STORM Christoph has hit us hard. I work at home in my attic in these miserable pandemic days, and for 48 unrelenting hours, Christoph hammered on the roof just above my head.

I looked out through the raindrops running down the skylight and could see nothing but a skyful of grey: sheet grey, steel grey, ship grey, dark grey, light grey, grey grey.

The world was engulfed in greyness. The River Tees ran by in a high fury of foam-flecked grey. There were road grey puddles by the kerbside and green-grey spills flooding off the fields.

But then, on Wednesday evening, in the sodden verge outside the front door, I spotted in the soil little pinpricks of luminous white.
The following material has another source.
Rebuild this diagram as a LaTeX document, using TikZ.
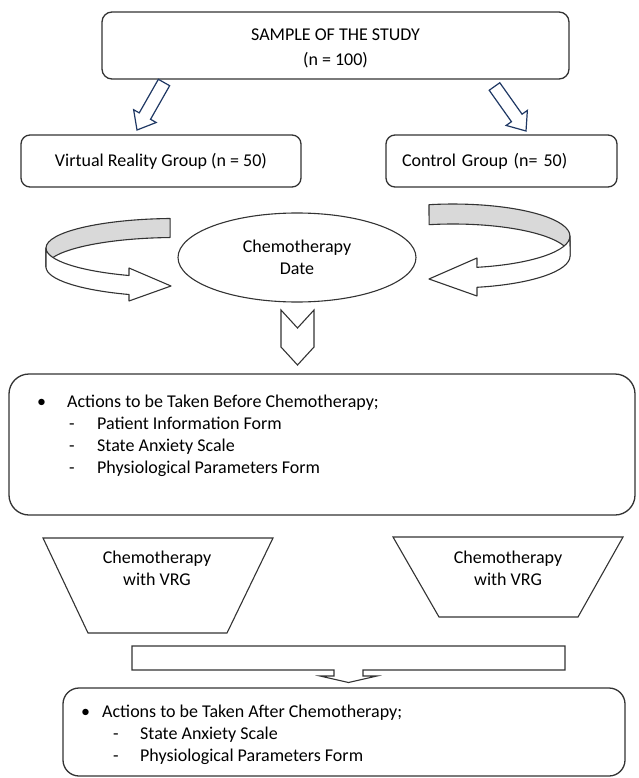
\documentclass[tikz,border=0pt]{standalone}
\usepackage{fontspec}
\setmainfont{Carlito}
\usetikzlibrary{arrows.meta,positioning,shapes.geometric,calc}
\definecolor{boxline}{HTML}{333333}
\definecolor{navy}{HTML}{1F3864}
\definecolor{ribbongrey}{HTML}{D9D9D9}
\tikzset{
  basefont/.style={font=\fontsize{18}{22}\selectfont},
  sbox/.style={basefont, draw=boxline, fill=white, rounded corners=9pt, line width=1.3pt, align=center, inner sep=0pt},
  bigbox/.style={sbox, rounded corners=20pt},
  blockarrow/.style={draw=navy, fill=white, line width=1.2pt, line join=miter},
  ribbonback/.style={draw=boxline, fill=ribbongrey, line width=1.1pt, line join=round},
  ribbonfront/.style={draw=boxline, fill=white, line width=1.1pt, line join=round},
  trapline/.style={draw=boxline, fill=white, line width=1.1pt},
  plaintext/.style={basefont, align=center, inner sep=0pt},
  listtext/.style={basefont, align=left, inner sep=0pt, anchor=north west},
}
\begin{document}
\begin{tikzpicture}[x=1pt, y=-1pt]
  \useasboundingbox (0,0) rectangle (638,778);
  % sample and groups
  \node[sbox, minimum width=467pt, minimum height=67pt, rounded corners=10pt] (sample) at (335.5,45.5) {\rule{0pt}{18pt}SAMPLE OF THE STUDY\\[3pt](n = 100)};
  \node[sbox, minimum width=280pt, minimum height=52pt] (vrgroup) at (161,161) {Virtual Reality Group (n = 50)};
  \node[sbox, minimum width=231pt, minimum height=52pt, text width=199pt, align=left, inner xsep=16pt] (ctrlgroup) at (501.5,161) {Control Group (n= 50)};
  \draw[blockarrow] (158.35,79.3) -- (169.65,85.7) -- (150.55,119.3) -- (156.2,122.5) -- (137,130)
    -- (133.6,109.7) -- (139.25,112.9) -- cycle;
  \draw[blockarrow] (489.2,90.26) -- (499.8,82.74) -- (522.05,114.18) -- (527.36,110.43) -- (526,131)
    -- (506.14,125.45) -- (511.45,121.7) -- cycle;
  % chemotherapy date with ribbons
  \node[ellipse, draw=boxline, line width=1.1pt, minimum width=238pt, minimum height=89pt, plaintext] (chemodate) at (297,257.5) {Chemotherapy\\Date};
  \draw[ribbonback] (170.1,218.5) arc[start angle=267.4, end angle=180, x radius=130, y radius=29.5]
    -- (46,267) arc[start angle=180, end angle=267.4, x radius=130, y radius=29.5] -- cycle;
  \draw[ribbonfront] (46,248) arc[start angle=180, end angle=111.2, x radius=130, y radius=29.5]
    -- (129,268) -- (171,286) -- (129,301) -- (129,294.5)
    arc[start angle=111.2, end angle=180, x radius=130, y radius=29.5] -- cycle;
  \draw[ribbonback] (429,204.7) arc[start angle=258.2, end angle=360, x radius=117, y radius=32]
    -- (570,256) arc[start angle=360, end angle=258.2, x radius=117, y radius=32] -- cycle;
  \draw[ribbonfront] (570,236) arc[start angle=0, end angle=78.2, x radius=117, y radius=32]
    -- (477,258) -- (429,279) -- (477,296) -- (477,287.3)
    arc[start angle=78.2, end angle=0, x radius=117, y radius=32] -- cycle;
  \draw[trapline] (281,310) -- (297.5,328) -- (314,310) -- (314,347) -- (297.5,365) -- (281,347) -- cycle;
  % before chemotherapy
  \node[bigbox, minimum width=626pt, minimum height=141pt] (before) at (322,444.5) {};
  \node[listtext] (beforetxt) at (37,394.5) {\makebox[30pt][l]{•}Actions to be Taken Before Chemotherapy;\\
    \hspace*{32pt}\makebox[28pt][l]{-}Patient Information Form\\
    \hspace*{32pt}\makebox[28pt][l]{-}State Anxiety Scale\\
    \hspace*{32pt}\makebox[28pt][l]{-}Physiological Parameters Form};
  % chemotherapy sessions
  \draw[trapline] (43,538) -- (273,538) -- (227,633) -- (88,633) -- cycle;
  \node[plaintext] (sessvr) at (157,568) {Chemotherapy\\with VRG};
  \draw[trapline] (393,537) -- (623,537) -- (578,617) -- (439,617) -- cycle;
  \node[plaintext] (sessctrl) at (508,568) {Chemotherapy\\with VRG};
  \draw[trapline, line join=miter] (132,646) -- (565,646) -- (565,670) -- (363,670) -- (363,676) -- (377,676)
    -- (348.5,682.5) -- (320,676) -- (334,676) -- (334,670) -- (132,670) -- cycle;
  % after chemotherapy
  \node[sbox, rounded corners=16pt, minimum width=562pt, minimum height=88pt] (after) at (344,732) {};
  \node[listtext] (aftertxt) at (81,704.5) {\makebox[21pt][l]{•}Actions to be Taken After Chemotherapy;\\
    \hspace*{32pt}\makebox[27pt][l]{-}State Anxiety Scale\\
    \hspace*{32pt}\makebox[27pt][l]{-}Physiological Parameters Form};
\end{tikzpicture}
\end{document}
They hadn’t been there in the morning but were now so bright, I could almost hear them tinkling.

They are Candlemas bells, Mary's taper, snowpiercers, February fairmaids or dingle-dangles.

They are galanthus. They are snowdrops.

Indeed, so vivid are they that, in the days when toilets were outside, people planted them along the path so that in the grey gloaming of January there was a bright guide to the privy.

And I, as a snowdrop-fancier, am now a galanthophile.

Their name comes from the Greek 'gala' meaning 'milk' and 'anthos' meaning 'plant', and the big surprise is that despite their heroic efforts every year, pushing up through the iron frozen earth and then looking so pure as every passing car splashes them, they aren’t really native to this country and they don’t really like the north – they are unknown in Scandinavia and probably hail from the Black Sea area of Turkey.

They were first mentioned in a British garden in 1597, and nuns and monks regarded their whiteness as a symbol of purity, so they were probably first planted in churchyards.

They became widely popular during the 1850s when British soldiers fighting in the Crimea, in what is now Ukraine, were amazed at how they carpeted the landscape like a fall of snow. They called them “the flower of consolation”.

The Times’ war correspondent reported that “the soil, wherever a flower has the chance of springing up, pours forth multitudes of snowdrops”, and he noted that they were forcing their way up “through the crevices of piles of shot and peering out from under shells and heavy ordnance”. Little wonder my snowdrops didn’t bow their heads when under fire from Christoph’s bullets.

The galanthus plicatus in the Crimea had different, pleated leaves compared to the common galanthus nivalis back home, so the soldiers scooped some up as souvenirs or posted them home to their sweethearts.

The snowdrop became an emblem of the war – like the red poppy became the emblem of the First World War trenches – and suddenly every Victorian was a galanthophile. Plant collectors were sent out around the world to find new varieties, and now there are more than 2,000 types.

The ones by my front door are just bog standard snowdrops, and, poor things, they really are standing in a bog.

The Romans believed that they were "stars brought down from heaven" and this year, perhaps more than ever, they are a sign of hope. The seasons are changing; the unremitting bleakness of the pandemic can, like Christoph’s clouds, be chased away and soon we will be able to say that the worst is surely behind us.